Common veterinary mistakes, mishaps and stress May 7, 2009Posted by thedolittlevet in Humour.
Tags: error, funny, Humour, mishap, mistake, story, stress, vet, veterinary
Mishaps occur frequently in the veterinary profession. As with other walks of life, nothing is perfect and errors can occur. Below are a list of some of the more common mistakes that happen in our daily lives as a vet:
Anal gland expression – A common complaint of pet owners is the discomfort (leading to’ scooting’ of the backside) caused by blocked anal glands in their pets. This is easily relieved by squeezing the glands to empty the secretion. As most pet owners can testify, the result is a foul fishy smelly liquid being released. Unfortunately, as the glands are squeezed, it is not uncommon for the secretion to come out with some force and shoot into the vet or innocent bystanders’ (often a nurse!) face…. delightful as you can imagine!
Viscous injection problems – Certain injectable drugs such as antibiotics, heartworm prevention and euthanasia medication can be quite viscous (thick) fluids. Sometimes, when injecting, the drug refuses to pass through the needle and causes an “explosion” of fluid everywhere (except into the patient!). This is most embarrassing during a euthanasia consultation, where you always hope everything runs smoothly to avoid causing any further distress to pet owners.
More injection problems…..in and then out again – Sometimes, drugs and fluids can also be injected into skin of a pet but then come straight out the other side – occasionally, soaking the owner! This was made famous in the UK on television by celebrity vet Trude Mostue when giving a vaccination.
Struggling to find a vein - This can happen when either placing an intravenous catheter to administer fluids or taking a blood sample. Sometimes, by “jabbing” in a needle numerous times, it appears as if we are giving an acupuncture session! This can be stressful especially, if the owner is present during our attempts and asking if we’ve finished yet!
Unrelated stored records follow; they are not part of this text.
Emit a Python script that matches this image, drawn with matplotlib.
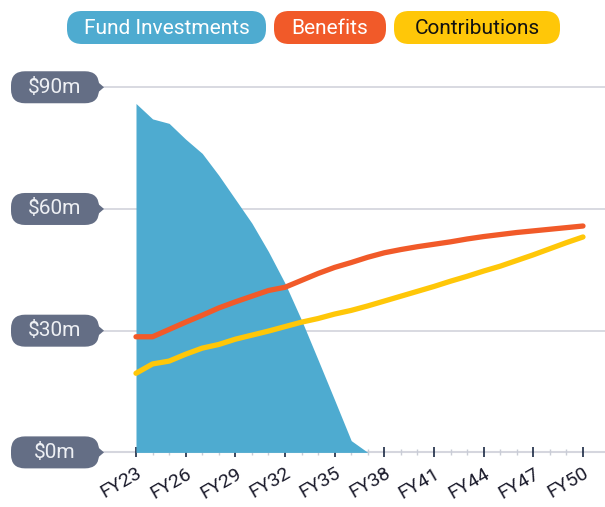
import matplotlib
matplotlib.use("Agg")
import matplotlib.pyplot as plt
import matplotlib.transforms as mtransforms
from matplotlib.patches import FancyBboxPatch, Polygon

plt.rcParams['font.family'] = ['Roboto', 'DejaVu Sans']

years = list(range(23, 51))
fund = [86.0, 82.2, 81.1, 77.2, 73.7, 68.3, 62.4, 56.5, 49.5, 41.7, 32.6, 22.8, 12.9, 2.9,
        0, 0, 0, 0, 0, 0, 0, 0, 0, 0, 0, 0, 0, 0]
benefits = [28.5, 28.5, 30.3, 32.1, 33.8, 35.6, 37.1, 38.5, 39.9, 40.7, 42.4, 44.1, 45.6, 46.8,
            48.1, 49.2, 50.0, 50.7, 51.3, 51.9, 52.6, 53.2, 53.7, 54.2, 54.6, 55.0, 55.4, 55.8]
contributions = [19.5, 21.8, 22.5, 24.2, 25.7, 26.6, 27.9, 28.9, 29.9, 31.0, 32.1, 33.0, 34.1, 35.0,
                 36.1, 37.3, 38.5, 39.7, 40.9, 42.2, 43.4, 44.7, 45.9, 47.3, 48.7, 50.2, 51.7, 53.1]
y_ticks = [0, 30, 60, 90]
y_labels = ['$0m', '$30m', '$60m', '$90m']
major_years = list(range(23, 51, 3))
major_labels = ['FY%d' % y for y in major_years]

W, H = 605, 507
BLUE = '#4eabd0'
ORANGE = '#f15a29'
YELLOW = '#ffc708'
PILL = '#646e85'

fig = plt.figure(figsize=(W / 100, H / 100), dpi=100)
ax = fig.add_axes([103 / W, 0.0677, 1 - 103 / W, 0.8162])
ax.set_xlim(21.007, 51.33)
ax.set_ylim(-5, 97)

# pixel transform (top-left origin)
T = mtransforms.Affine2D().scale(1 / W, -1 / H).translate(0, 1) + fig.transFigure

ax.fill_between(years, fund, 0, color=BLUE, linewidth=0, zorder=2)
ax.plot(years, benefits, color=ORANGE, lw=3.8, solid_capstyle='round', zorder=3)
ax.plot(years, contributions, color=YELLOW, lw=3.8, solid_capstyle='round', zorder=4)

for v in y_ticks[1:]:
    ax.axhline(v, color='#d2d3db', lw=1.2, zorder=1)

for s in ['top', 'right', 'left']:
    ax.spines[s].set_visible(False)
ax.spines['bottom'].set_position(('data', 0))
ax.spines['bottom'].set_color('#d5d6de')
ax.spines['bottom'].set_linewidth(1.5)
ax.spines['bottom'].set_zorder(1)

ax.set_yticks([])
ax.set_xticks(major_years)
ax.set_xticklabels(major_labels, rotation=30, ha='right', va='top',
                   rotation_mode='anchor', fontsize=14, color='#1c1c2c')
ax.set_xticks(years, minor=True)
ax.tick_params(axis='x', which='major', direction='inout', length=7, width=1.2,
               color='#1b2a44', pad=5)
ax.tick_params(axis='x', which='minor', direction='inout', length=5, width=1,
               color='#c9ccd6')

# y-axis pill labels
fig.canvas.draw()
inv = fig.transFigure.inverted()
for v, lab in zip(y_ticks, y_labels):
    fy = inv.transform(ax.transData.transform((0, v)))[1]
    py = (1 - fy) * H
    box = FancyBboxPatch((11, py - 16), 88, 32, boxstyle='round,pad=0,rounding_size=14',
                         transform=T, facecolor=PILL, edgecolor='none', clip_on=False)
    fig.patches.append(box)
    tri = Polygon([(97, py - 6), (104, py), (97, py + 6)], closed=True, transform=T,
                  facecolor=PILL, edgecolor='none', clip_on=False)
    fig.patches.append(tri)
    fig.text(55, py, lab, transform=T, ha='center', va='center', fontsize=15,
             color='#eef0f4')

# legend pills
legend = [('Fund Investments', BLUE, 'white', 67, 199),
          ('Benefits', ORANGE, 'white', 274, 112),
          ('Contributions', YELLOW, '#111111', 394, 166)]
for lab, fc, tc, x0, w in legend:
    box = FancyBboxPatch((x0, 11), w, 33, boxstyle='round,pad=0,rounding_size=15',
                         transform=T, facecolor=fc, edgecolor='none', clip_on=False)
    fig.patches.append(box)
    fig.text(x0 + w / 2, 28, lab, transform=T, ha='center', va='center', fontsize=15,
             color=tc)

fig.savefig('out.png', dpi=100)
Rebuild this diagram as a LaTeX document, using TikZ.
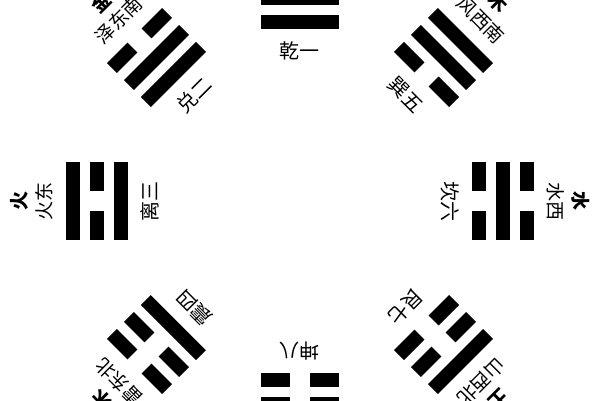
\documentclass[tikz,border=0pt]{standalone}
\usepackage{fontspec}
\newfontfamily\cjk{Noto Sans CJK SC}
\begin{document}
\begin{tikzpicture}[x=1pt,y=1pt,
  gualabel/.style={font={\cjk\fontsize{20}{20}\selectfont},inner sep=0pt},
  fanglabel/.style={font={\cjk\fontsize{19}{19}\selectfont},inner sep=0pt},
  xinglabel/.style={font={\cjk\bfseries\fontsize{19}{19}\selectfont},inner sep=0pt}]
  \useasboundingbox (-300,-199) rectangle (300,201);

  % eight trigrams, first line innermost
  \foreach \a/\p/\q/\r/\nm in {90/1/1/1/乾一, 135/1/1/0/兑二, 180/1/0/1/离三,
    225/1/0/0/震四, 270/0/0/0/坤八, 315/0/0/1/艮七, 0/0/1/0/坎六, 45/0/1/1/巽五}{
    \begin{scope}[rotate=\a-90, transform shape]
      \foreach \v [count=\i] in {\p,\q,\r}{
        \pgfmathsetmacro\y{155+24*\i}
        \ifnum\v=1
          \fill (-39,\y-7) rectangle (39,\y+7);
        \else
          \fill (-39,\y-7) rectangle (-10,\y+7);
          \fill (10,\y-7) rectangle (39,\y+7);
        \fi
      }
      \node[gualabel] (gua-\a) at (0,150) {\nm};
    \end{scope}
  }

  % directions and elements
  \foreach \a/\fw/\el in {135/泽东南/金, 180/火东/火, 225/雷东北/木,
    315/山西北/土, 0/水西/水, 45/风西南/木}{
    \begin{scope}[rotate=\a-90, transform shape]
      \node[fanglabel] (fang-\a) at (0,256) {\fw};
      \node[xinglabel] (xing-\a) at (0,281) {\el};
    \end{scope}
  }
\end{tikzpicture}
\end{document}
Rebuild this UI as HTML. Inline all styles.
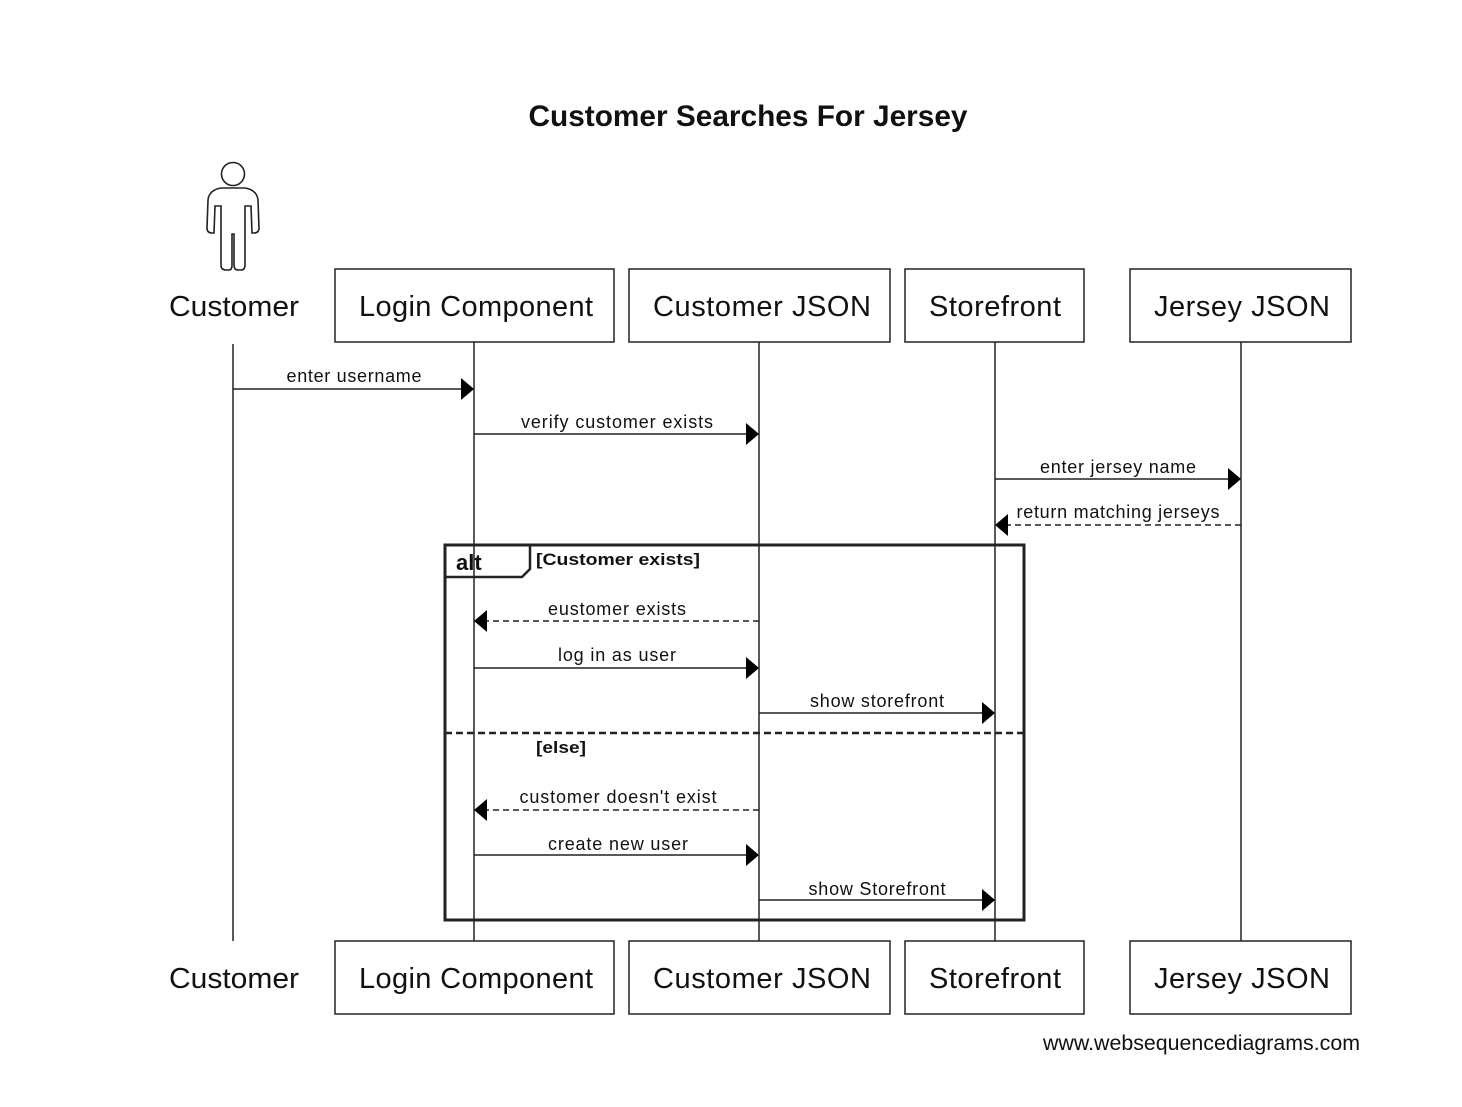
<!DOCTYPE html>
<html><head><meta charset="utf-8"><style>
html,body{margin:0;padding:0;background:#fff;}
svg text{font-family:"Liberation Sans",Arial,sans-serif;fill:#111;}
</style></head><body>
<svg width="1462" height="1102" viewBox="0 0 1462 1102" xmlns="http://www.w3.org/2000/svg">
<text x="748" y="126" font-size="30" font-weight="bold" text-anchor="middle" textLength="439" lengthAdjust="spacingAndGlyphs">Customer Searches For Jersey</text>
<!-- actor -->
<g fill="none" stroke="#222" stroke-width="1.6">
<circle cx="233" cy="174" r="11.5"/>
<path d="M221 188 Q209 190 208 200 L207 228 Q207 233 212 233 L214 233 L215 206 L221 206 L221 265 Q221 270 226 270 L229 270 Q232 270 232 265 L232 234 L234 234 L234 265 Q234 270 238 270 L241 270 Q245 270 245 265 L245 206 L251 206 L252 233 L254 233 Q259 233 259 228 L258 200 Q257 190 245 188 Z"/>
</g>
<text x="234" y="316" font-size="29" text-anchor="middle" textLength="130" lengthAdjust="spacingAndGlyphs">Customer</text>
<text x="234" y="988" font-size="29" text-anchor="middle" textLength="130" lengthAdjust="spacingAndGlyphs">Customer</text>
<g fill="#fff" stroke="#222" stroke-width="1.5">
<rect x="335" y="269" width="279" height="73"/>
<rect x="629" y="269" width="261" height="73"/>
<rect x="905" y="269" width="179" height="73"/>
<rect x="1130" y="269" width="221" height="73"/>
<rect x="335" y="941" width="279" height="73"/>
<rect x="629" y="941" width="261" height="73"/>
<rect x="905" y="941" width="179" height="73"/>
<rect x="1130" y="941" width="221" height="73"/>
</g>
<g font-size="29" text-anchor="middle" lengthAdjust="spacingAndGlyphs">
<text x="476" y="316" textLength="234">Login Component</text>
<text x="762" y="316" textLength="218">Customer JSON</text>
<text x="995" y="316" textLength="132">Storefront</text>
<text x="1242" y="316" textLength="176">Jersey JSON</text>
<text x="476" y="988" textLength="234">Login Component</text>
<text x="762" y="988" textLength="218">Customer JSON</text>
<text x="995" y="988" textLength="132">Storefront</text>
<text x="1242" y="988" textLength="176">Jersey JSON</text>
</g>
<g stroke="#222" stroke-width="1.5">
<line x1="233" y1="344" x2="233" y2="941"/>
<line x1="474" y1="342" x2="474" y2="941"/>
<line x1="759" y1="342" x2="759" y2="941"/>
<line x1="995" y1="342" x2="995" y2="941"/>
<line x1="1241" y1="342" x2="1241" y2="941"/>
</g>
<!-- alt box -->
<g fill="none" stroke="#222">
<rect x="445" y="545" width="579" height="375" stroke-width="3"/>
<path d="M445 577 L522 577 L530 569 L530 545" stroke-width="2.5"/>
<line x1="445" y1="733" x2="1024" y2="733" stroke-width="2.5" stroke-dasharray="7,4"/>
</g>
<text x="456" y="570" font-size="22" font-weight="bold">alt</text>
<text x="536" y="565" font-size="17" font-weight="bold" textLength="164" lengthAdjust="spacingAndGlyphs">[Customer exists]</text>
<text x="536" y="753" font-size="17" font-weight="bold" textLength="50" lengthAdjust="spacingAndGlyphs">[else]</text>
<!-- messages -->
<g stroke="#222" stroke-width="1.5">
<line x1="233" y1="389" x2="462" y2="389"/>
<line x1="474" y1="434" x2="747" y2="434"/>
<line x1="995" y1="479" x2="1229" y2="479"/>
<line x1="1241" y1="525" x2="1007" y2="525" stroke-dasharray="6,4"/>
<line x1="759" y1="621" x2="486" y2="621" stroke-dasharray="6,4"/>
<line x1="474" y1="668" x2="747" y2="668"/>
<line x1="759" y1="713" x2="983" y2="713"/>
<line x1="759" y1="810" x2="486" y2="810" stroke-dasharray="6,4"/>
<line x1="474" y1="855" x2="747" y2="855"/>
<line x1="759" y1="900" x2="983" y2="900"/>
</g>
<g fill="#000">
<polygon points="461,378 474,389 461,400"/>
<polygon points="746,423 759,434 746,445"/>
<polygon points="1228,468 1241,479 1228,490"/>
<polygon points="1008,514 995,525 1008,536"/>
<polygon points="487,610 474,621 487,632"/>
<polygon points="746,657 759,668 746,679"/>
<polygon points="982,702 995,713 982,724"/>
<polygon points="487,799 474,810 487,821"/>
<polygon points="746,844 759,855 746,866"/>
<polygon points="982,889 995,900 982,911"/>
</g>
<g font-size="18" text-anchor="middle" lengthAdjust="spacingAndGlyphs">
<text x="354" y="382" textLength="135">enter username</text>
<text x="617" y="428" textLength="192">verify customer exists</text>
<text x="1118" y="473" textLength="156">enter jersey name</text>
<text x="1118" y="518" textLength="203">return matching jerseys</text>
<text x="617" y="615" textLength="138">eustomer exists</text>
<text x="617" y="661" textLength="118">log in as user</text>
<text x="877" y="707" textLength="134">show storefront</text>
<text x="618" y="803" textLength="197">customer doesn't exist</text>
<text x="618" y="850" textLength="140">create new user</text>
<text x="877" y="895" textLength="137">show Storefront</text>
</g>
<text x="1360" y="1050" font-size="21" text-anchor="end" textLength="317" lengthAdjust="spacingAndGlyphs">www.websequencediagrams.com</text>
</svg>
</body></html>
The pet being held properly and not obese, makes it a lot easier!
Giving the wrong vaccination- It has been known for vets to accidentally give a cat vaccine to a dog and vice versa. Fortunately, this doesn’t normally lead to any serious adverse reactions apart from not giving the necessary protection intended.
Escaping pets and then trying to capture them – Aggressive cats and scared birds are the most common creatures that try to desperately escape during a visit to the vet clinic. Angry cats in particular can take a long time to catch – leading to numerous injuries to veterinary staff!
Spaying a male cat – In the UK, flank spays (ovariohysterectomies where the incision is made on one side of the cat) are regarded as the routine technique. It has been known for vets to accidentally attempt a spay on a male cat. Obviously, after not being able to find a uterus/ovaries in the abdomen during surgery – they later realise to their dismay that there are 2 testicles at the rear end of the cat!
Biting hamsters – These little creatures (especially Syrian hamsters) have a nasty little bite on them. Naturally being a prey species, they are often terrified when being handled and understandably defend themselves by biting. The problem is that their sharp needle like teeth really hurt and vets have been known to drop or “flick” these little furry pets leading to nasty injuries, like paralysis or even death?
Misidentifying species or sex – Some pets, especially small ones can be very difficult (e.g. very young kittens) or impossible (birds unless using DNA or endoscopy) to identify their sex – often leading to owners giving inappropriate names! Certain exotic species can give us even more problems with their identification. How many vets can correctly differentiate between a Marginated and Russian tortoise? Worse still, we don’t always correctly identify all dog or cat breeds! Do you know what a Hovawart looks like?
Forgetting the owner or pet – We see many pets and owners with common problems everyday. Obviously, we often can remember regular clients who have been coming in for many years. However, if we see someone outside of work, who comes in less frequently, it is not easy to recall their exact pet and the problem last week. This can cause difficulties if they start talking to you about their pet. We can either bluff our way through the conversation or be honest and say, we don’t remember their pet (which probably won’t go down too well!). I have known of one vet forgetting he euthanased their pet a few months earlier and then asking at a later date, how the pet was getting on!!